As for the episodes in between, only one of them, Episode 31 "Farewell, Red Noah", in which Nadia learns a vital clue to her past, has some valid plot points and emerges as solely watchable. Episodes 23-30 feel very much like two episodes needlessly stretched out, with painfully bad animation (with several scenes in which the characters' mouths aren't moving while speaking lines of dialogue) and even more idiotic concepts. Most distressing of all is the attempt to work in slapsticky "cartoonish" visual gags (in one scene, Jean steps off a cliff, yet stands suspended in mid-air; about ten seconds later his eyes bug out and he falls!), which clash with the "normal" tone. Worse still, the characters all turn into caricatures of themselves; Nadia in particular, devolves from an interesting heroine into a totally annoying and downright unlikeable bitch.
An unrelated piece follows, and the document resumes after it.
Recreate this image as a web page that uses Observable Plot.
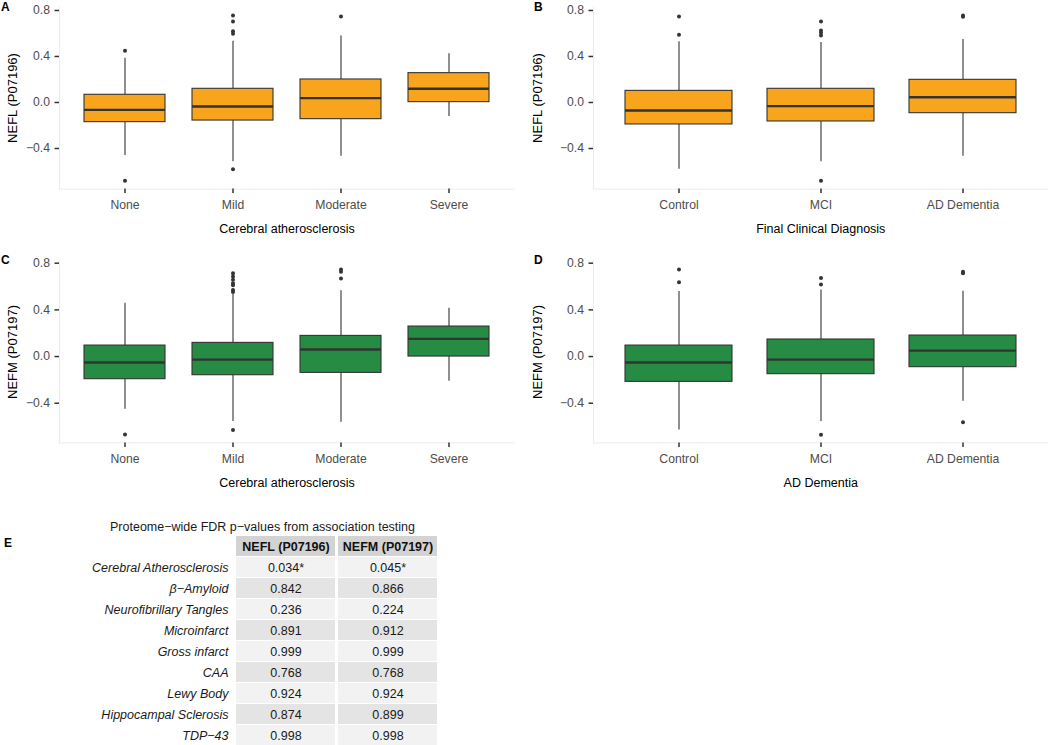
<!DOCTYPE html>
<html><head><meta charset="utf-8">
<script src="https://cdn.jsdelivr.net/npm/d3@7"></script>
<script src="https://cdn.jsdelivr.net/npm/@observablehq/plot@0.6"></script>
<style>
body{margin:0;background:#fff;}
#root{position:relative;width:1050px;height:745px;overflow:hidden;font-family:"Liberation Sans",Arial,Helvetica,sans-serif;}
.panel{position:absolute;}
.tag{position:absolute;font-weight:bold;font-size:12px;line-height:1;color:#000;}
.ytitle{position:absolute;font-size:13px;line-height:1;color:#000;white-space:nowrap;transform:translate(-50%,-50%) rotate(-90deg);}
</style></head><body><div id="root"></div>
<script>
// ---------- data ----------
const atheroCats = ["None", "Mild", "Moderate", "Severe"];
const dxCats = ["Control", "MCI", "AD Dementia"];
const yTicks = [-0.4, 0, 0.4, 0.8];

// Panel A: NEFL by cerebral atherosclerosis
const A_lower  = [-0.461, -0.516, -0.467, -0.122];
const A_q1     = [-0.171, -0.157, -0.145,  0.003];
const A_median = [-0.064, -0.035,  0.038,  0.119];
const A_q3     = [ 0.067,  0.119,  0.200,  0.255];
const A_upper  = [ 0.385,  0.533,  0.577,  0.423];
const A_out    = [[0.449, -0.681], [0.757, 0.704, 0.620, 0.597, -0.580], [0.748], []];

// Panel B: NEFL by final clinical diagnosis
const B_lower  = [-0.580, -0.516, -0.467];
const B_q1     = [-0.191, -0.165, -0.093];
const B_median = [-0.070, -0.032,  0.046];
const B_q3     = [ 0.101,  0.119,  0.197];
const B_upper  = [ 0.528,  0.522,  0.548];
const B_out    = [[0.748, 0.588], [0.704, 0.626, 0.606, 0.583, -0.681], [0.757, 0.745]];

// Panel C: NEFM by cerebral atherosclerosis
const C_lower  = [-0.451, -0.557, -0.563, -0.211];
const C_q1     = [-0.194, -0.160, -0.140,  0.000];
const C_median = [-0.051, -0.026,  0.060,  0.151];
const C_q3     = [ 0.094,  0.117,  0.177,  0.257];
const C_upper  = [ 0.457,  0.531,  0.563,  0.414];
const C_out    = [[-0.669], [0.714, 0.686, 0.657, 0.629, 0.611, 0.571, 0.554, -0.629], [0.746, 0.726, 0.669], []];

// Panel D: NEFM by AD dementia
const D_lower  = [-0.629, -0.557, -0.383];
const D_q1     = [-0.217, -0.151, -0.091];
const D_median = [-0.051, -0.026,  0.051];
const D_q3     = [ 0.094,  0.146,  0.180];
const D_upper  = [ 0.557,  0.571,  0.560];
const D_out    = [[0.746, 0.637], [0.674, 0.617, -0.671], [0.726, 0.714, -0.563]];

// Panel E: table
const tableTitle = "Proteome\u2212wide FDR p\u2212values from association testing";
const tableCols = ["NEFL (P07196)", "NEFM (P07197)"];
const tableRows = ["Cerebral Atherosclerosis", "\u03b2\u2212Amyloid", "Neurofibrillary Tangles", "Microinfarct",
  "Gross infarct", "CAA", "Lewy Body", "Hippocampal Sclerosis", "TDP\u221243"];
const neflP = ["0.034*", "0.842", "0.236", "0.891", "0.999", "0.768", "0.924", "0.874", "0.998"];
const nefmP = ["0.045*", "0.866", "0.224", "0.912", "0.999", "0.768", "0.924", "0.899", "0.998"];

const ORANGE = "#F8A51D";
const GREEN = "#268C43";
const FONT = '"Liberation Sans", Arial, Helvetica, sans-serif';

// ---------- drawing ----------
const root = document.getElementById("root");

function place(el, left, top) {
  el.classList.add("panel");
  el.style.left = left + "px";
  el.style.top = top + "px";
  root.appendChild(el);
}
function tag(letter, left, top) {
  const d = document.createElement("div");
  d.className = "tag";
  d.textContent = letter;
  d.style.left = left + "px";
  d.style.top = top + "px";
  root.appendChild(d);
}
function yTitle(text, cx, cy) {
  const d = document.createElement("div");
  d.className = "ytitle";
  d.textContent = text;
  d.style.left = cx + "px";
  d.style.top = cy + "px";
  root.appendChild(d);
}

function boxPanel(o) {
  const stats = o.cats.map((c, i) => ({cat: c, lower: o.lower[i], q1: o.q1[i], median: o.median[i], q3: o.q3[i], upper: o.upper[i]}));
  const outs = o.cats.flatMap((c, i) => o.out[i].map(v => ({cat: c, v})));
  return Plot.plot({
    width: 525, height: 250,
    marginLeft: o.ml, marginRight: o.mr, marginTop: o.mt, marginBottom: o.mb,
    style: {fontFamily: FONT, fontSize: "12.2px", background: "transparent", overflow: "visible"},
    x: {type: "band", domain: o.cats, paddingInner: 0.25, paddingOuter: 0.225},
    y: {domain: o.yDomain},
    marks: [
      Plot.frame({anchor: "left", stroke: "#ebebeb"}),
      Plot.frame({anchor: "bottom", stroke: "#ebebeb"}),
      Plot.axisY({ticks: yTicks, tickSize: 4.5, tickPadding: 5, tickFormat: d3.format(".1f"),
        stroke: "#333333", strokeWidth: 1.5, fill: "#4d4d4d", label: null}),
      Plot.axisX({tickSize: 4.5, tickPadding: 7, stroke: "#333333", strokeWidth: 1.5, fill: "#4d4d4d", label: null}),
      Plot.ruleX(stats, {x: "cat", y1: "lower", y2: "q1", stroke: "#333333", strokeWidth: 1.1}),
      Plot.ruleX(stats, {x: "cat", y1: "q3", y2: "upper", stroke: "#333333", strokeWidth: 1.1}),
      Plot.barY(stats, {x: "cat", y1: "q1", y2: "q3", fill: o.fill, stroke: "#333333", strokeWidth: 1.1}),
      Plot.tickY(stats, {x: "cat", y: "median", stroke: "#333333", strokeWidth: 2.4}),
      Plot.dot(outs, {x: "cat", y: "v", r: 2, fill: "#333333", stroke: null}),
      Plot.text([o.xLabel], {frameAnchor: "bottom", dy: 44, text: d => d, fontSize: 12.5, fill: "#000"})
    ]
  });
}

const topY = {mt: 6.4, mb: 61.4, yDomain: [-0.753, 0.831]};
const botY = {mt: 10.7, mb: 57.6, yDomain: [-0.740, 0.817]};

place(boxPanel({cats: atheroCats, lower: A_lower, q1: A_q1, median: A_median, q3: A_q3, upper: A_upper, out: A_out,
  fill: ORANGE, xLabel: "Cerebral atherosclerosis", ml: 59, mr: 11, ...topY}), 0, 0);
place(boxPanel({cats: dxCats, lower: B_lower, q1: B_q1, median: B_median, q3: B_q3, upper: B_upper, out: B_out,
  fill: ORANGE, xLabel: "Final Clinical Diagnosis", ml: 68, mr: 2.5, ...topY}), 525, 0);
place(boxPanel({cats: atheroCats, lower: C_lower, q1: C_q1, median: C_median, q3: C_q3, upper: C_upper, out: C_out,
  fill: GREEN, xLabel: "Cerebral atherosclerosis", ml: 59, mr: 11, ...botY}), 0, 250);
place(boxPanel({cats: dxCats, lower: D_lower, q1: D_q1, median: D_median, q3: D_q3, upper: D_upper, out: D_out,
  fill: GREEN, xLabel: "AD Dementia", ml: 68, mr: 2.5, ...botY}), 525, 250);

yTitle("NEFL (P07196)", 12, 97.5);
yTitle("NEFL (P07196)", 537, 97.5);
yTitle("NEFM (P07197)", 12, 351.5);
yTitle("NEFM (P07197)", 537, 351.5);

// table
const HEADER = " ";
const headerCells = tableCols.map(c => ({row: HEADER, col: c}));
const bodyCells = tableRows.flatMap((r, i) => [
  {row: r, col: tableCols[0], val: neflP[i], shade: i % 2 === 0 ? "#f2f2f2" : "#e4e4e4"},
  {row: r, col: tableCols[1], val: nefmP[i], shade: i % 2 === 0 ? "#f2f2f2" : "#e4e4e4"}
]);
const table = Plot.plot({
  width: 525, height: 245,
  marginLeft: 236, marginRight: 88, marginTop: 36, marginBottom: 0,
  style: {fontFamily: FONT, fontSize: "12.5px", background: "transparent", overflow: "visible"},
  x: {type: "band", domain: tableCols, paddingInner: 0.03, paddingOuter: 0, axis: null},
  y: {type: "band", domain: [HEADER, ...tableRows], paddingInner: 0.06, paddingOuter: 0, axis: null},
  marks: [
    Plot.cell(headerCells, {x: "col", y: "row", fill: "#d3d3d3", inset: 0}),
    Plot.cell(bodyCells, {x: "col", y: "row", fill: "shade", inset: 0}),
    Plot.text(headerCells, {x: "col", y: "row", text: "col", fontWeight: "bold", fill: "#111", fontSize: 12.5}),
    Plot.text(bodyCells, {x: "col", y: "row", text: "val", fill: "#1a1a1a", fontSize: 12.5}),
    Plot.text(tableRows, {y: d => d, text: d => d, frameAnchor: "left", dx: -8, textAnchor: "end", fontStyle: "italic", fill: "#1a1a1a", fontSize: 12.5}),
    Plot.text([tableTitle], {frameAnchor: "top", dx: 262 - 336.5, dy: -14.3, text: d => d, fill: "#1a1a1a", fontSize: 12.5})
  ]
});
place(table, 0, 500);

tag("A", 1, 1);
tag("B", 534, 1);
tag("C", 1, 254);
tag("D", 534, 254);
tag("E", 4, 537);
</script>
</body></html>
While there are some important moments to be had in this island sequence, it ultimately succeeds in damaging much of NADIA's entertainment value. The only episodes that truly hit rock-bottom, however, are a totally pointless and downright despicable adventure in an African tribal village which make up episodes 32 and 33 (with boring, uninspired new characters and a poorly conceived plot) and episode 26, half of which is a mindnumbingly repetitive dream sequence (it's the same one where Jean does that aforementioned Wyle E Coyote stunt). And then there's Episode 34, which basically recycles clips from various episodes while the characters break into song. Although meant to be a transition, this is, again, a skippable episode. And don't even get me started about that "King VS. King" race; where they got the materials to build two mechanical robots is never explained, just like much of whatever happens in most of the island sequence. I'd strongly recommend skipping around these poor episodes if you decide to go through with purchasing this collection; NADIA will surely play much better, and the impact of its ending will be a whole lot stronger.
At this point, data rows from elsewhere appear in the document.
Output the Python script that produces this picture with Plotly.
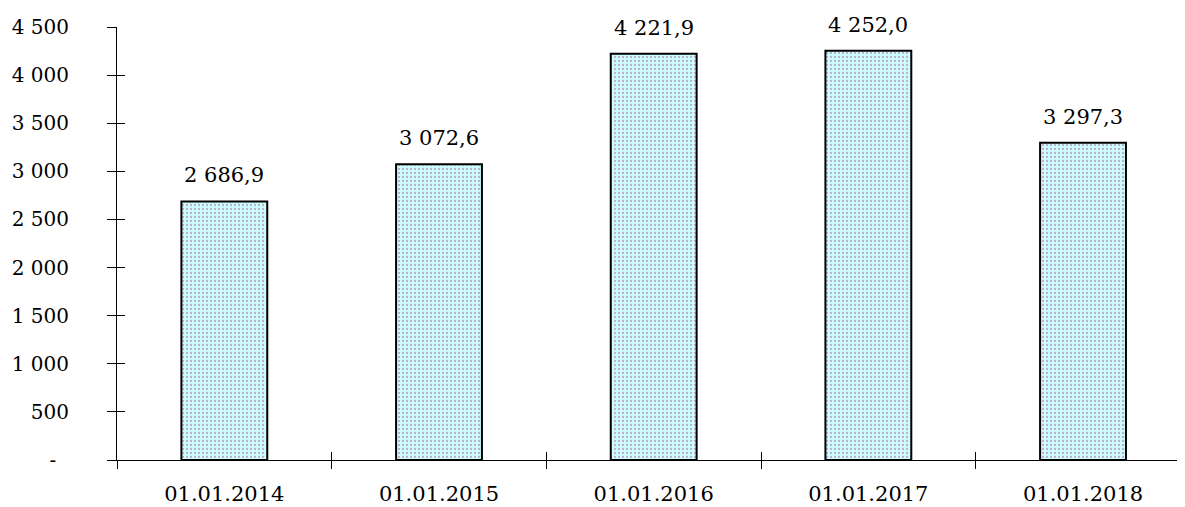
import plotly.graph_objects as go

categories = ["01.01.2014", "01.01.2015", "01.01.2016", "01.01.2017", "01.01.2018"]
values = [2686.9, 3072.6, 4221.9, 4252.0, 3297.3]
y_tickvals = [0, 500, 1000, 1500, 2000, 2500, 3000, 3500, 4000, 4500]
y_ticktext = ["-\u00a0\u00a0", "500", "1 000", "1 500", "2 000", "2 500", "3 000", "3 500", "4 000", "4 500"]


def fmt(v):
    s = f"{v:,.1f}"
    return s.replace(",", " ").replace(".", ",")


labels = [fmt(v) for v in values]
FONT = "DejaVu Serif, Liberation Serif, serif"
FS = 21
FSY = 20
xr = [-0.5, 4.475]
yr = [0, 4500]

fig = go.Figure()
fig.add_trace(go.Bar(
    x=categories, y=values, width=0.4,
    marker=dict(color="#ccffff",
                line=dict(color="black", width=2),
                pattern=dict(shape=".", bgcolor="#ccffff", fgcolor="#b05a90",
                             size=4, solidity=0.25)),
    showlegend=False,
))
# invisible trace for the overlay axes
fig.add_trace(go.Scatter(x=categories, y=values, xaxis="x2", yaxis="y2",
                         mode="markers", marker=dict(opacity=0), showlegend=False,
                         hoverinfo="skip"))

for c, v, t in zip(categories, values, labels):
    fig.add_annotation(x=c, y=v, text=t, showarrow=False, yanchor="bottom",
                       yshift=12, font=dict(family=FONT, size=FS, color="black"))

fig.update_layout(
    width=1185, height=507,
    margin=dict(l=109, r=8, t=19, b=55, autoexpand=False),
    plot_bgcolor="white", paper_bgcolor="white",
    font=dict(family=FONT, size=FS, color="black"),
    xaxis=dict(type="category", range=xr, tickson="boundaries", ticks="outside",
               ticklen=8, tickcolor="black", tickwidth=1, showline=True,
               linecolor="black", linewidth=1, showgrid=False, zeroline=False,
               automargin=False,
               ticklabelstandoff=15, tickfont=dict(family=FONT, size=FS)),
    xaxis2=dict(type="category", range=xr, tickson="boundaries", ticks="inside",
                ticklen=8, tickcolor="black", tickwidth=1, overlaying="x",
                showticklabels=False, showline=False, showgrid=False, zeroline=False),
    yaxis=dict(range=yr, tickmode="array", tickvals=y_tickvals, ticktext=y_ticktext,
               ticks="outside", ticklen=9, tickcolor="black", tickwidth=1,
               showline=True, linecolor="black", linewidth=1, showgrid=False,
               automargin=False,
               zeroline=False, ticklabelstandoff=34, tickfont=dict(family=FONT, size=FSY)),
    yaxis2=dict(range=yr, tickmode="array", tickvals=y_tickvals, ticks="inside",
                ticklen=8, tickcolor="black", tickwidth=1, overlaying="y", side="left",
                showticklabels=False, showline=False, showgrid=False, zeroline=False),
)

fig.write_html("out.html")
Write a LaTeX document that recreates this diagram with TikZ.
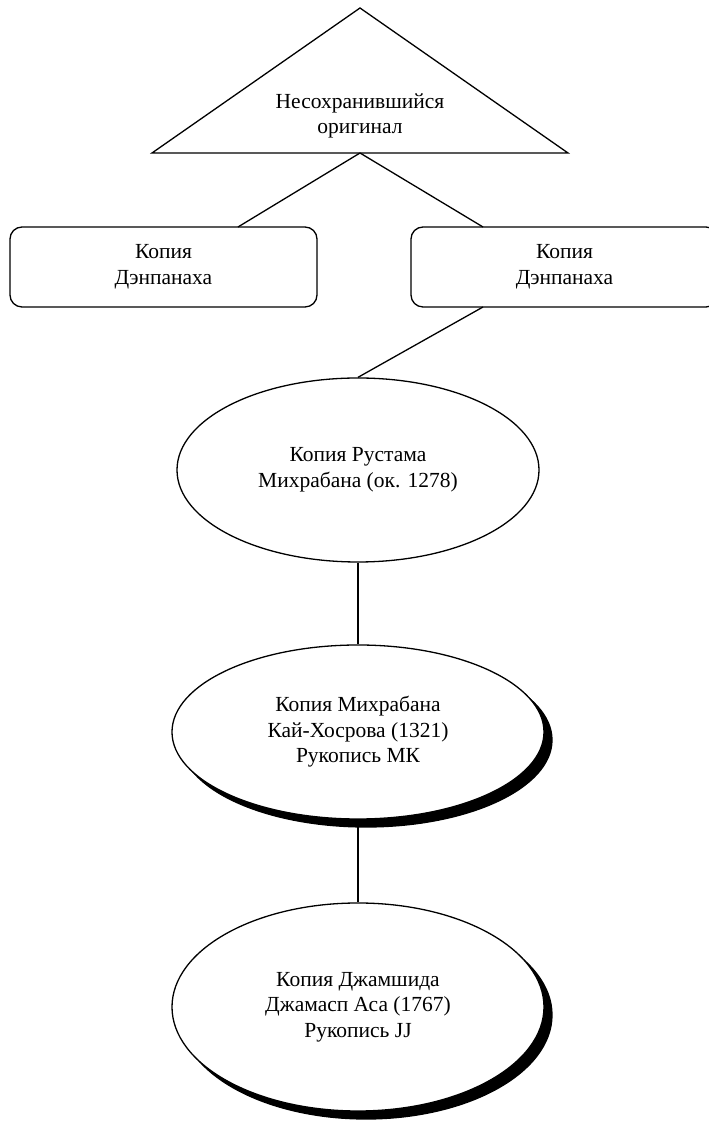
\documentclass[tikz,border=0pt]{standalone}
\usepackage{fontspec}
\setmainfont{Liberation Serif}
\usetikzlibrary{shapes.geometric}
\begin{document}
\begin{tikzpicture}[x=1pt,y=1pt,line width=1.3pt,
  lbl/.style={align=center,font=\fontsize{21.5}{25.5}\selectfont},
  copybox/.style={draw,rounded corners=12pt,minimum width=307pt,minimum height=80pt,lbl},
  oval/.style={draw,ellipse,fill=white,lbl,inner sep=0pt},
  shadowoval/.style={draw,ellipse,fill=black,inner sep=0pt}]
\useasboundingbox (0,0) rectangle (709,1122);
% triangle
\coordinate (apex) at (360,1114);
\coordinate (bl) at (152,969);
\coordinate (br) at (568,969);
\coordinate (tb) at (360,969);
\draw[line join=miter] (apex) -- (br) -- (bl) -- cycle;
\node[lbl] (T) at (360,1006) {Несохранившийся\\оригинал};
% boxes
\node[copybox] (L) at (163.5,855) {Копия\\Дэнпанаха};
\node[copybox] (R) at (564.5,855) {Копия\\Дэнпанаха};
\coordinate (Lin) at (238,895);
\coordinate (Rin) at (483,895);
\coordinate (Rout) at (483,815);
\draw (tb) -- (Lin);
\draw (tb) -- (Rin);
% ellipse 1
\node[oval,minimum width=362pt,minimum height=184pt] (E1) at (358,652) {Копия Рустама\\Михрабана (ок. 1278)};
\draw (Rout) -- (E1.north);
% ellipse 2 with shadow
\node[shadowoval,minimum width=372pt,minimum height=174pt] (S2) at (366,382) {};
\node[oval,minimum width=372pt,minimum height=174pt] (E2) at (358,390) {Копия Михрабана\\Кай-Хосрова (1321)\\Рукопись МК};
\draw (E1.south) -- (E2.north);
% ellipse 3 with shadow
\node[shadowoval,minimum width=372pt,minimum height=208pt] (S3) at (366,107) {};
\node[oval,minimum width=372pt,minimum height=208pt] (E3) at (358,115) {Копия Джамшида\\Джамасп Аса (1767)\\Рукопись JJ};
\draw (E2.south) -- (E3.north);
\end{tikzpicture}
\end{document}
Finally there's the Motion Picture, which basically wastes a third of its 90-minute running time with (badly edited and sequenced) footage from the TV show, rendering the remaining hour very rushed and underdeveloped. And there are character stupidities to be had here too: Grandis and her boys attack Jean after all that they've went through? Nadia wants to be an independent reporter? Preposterous! Matters are not helped by the absolutely DREADFUL animation and the dull, uninteresting new characters (especially Fuzzy, a not very talkative blondie who puts a new meaning in the definition of lifeless). Although better than the awful Africa episodes, one can easily skip it and not miss much at all.
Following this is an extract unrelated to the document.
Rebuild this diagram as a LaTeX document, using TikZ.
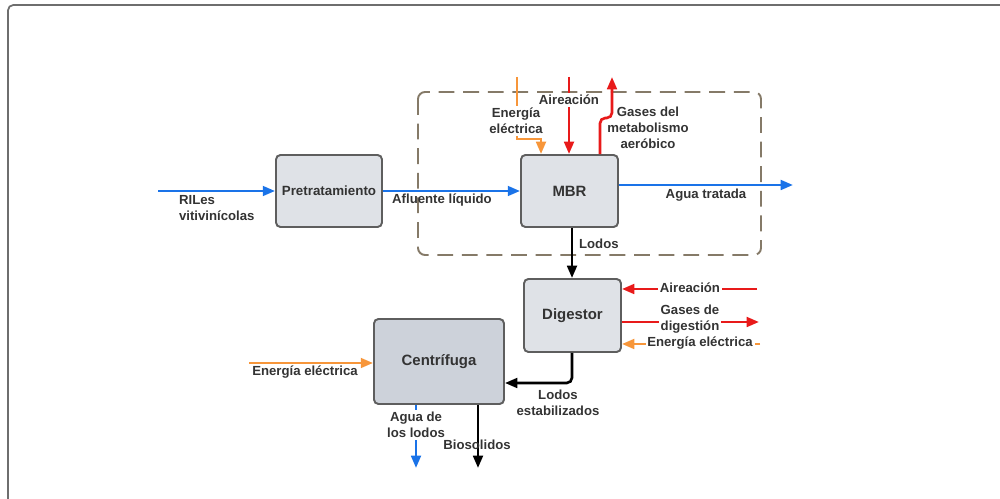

But I do have to give credit to ADV for finally releasing this collector's set, since most people probably can't afford to shell out over a hundred bucks for all ten individual DVDs. I won't deny that there are some episodes which provide for some first-rate, delightful entertainment, and the voice work on the English and Japanese language tracks are spot on. As mentioned, however, there are too many mediocre to hideous filler episodes overflowing with uncharacteristic stupidities and ludicrous writing, and a movie that falls flat on its face."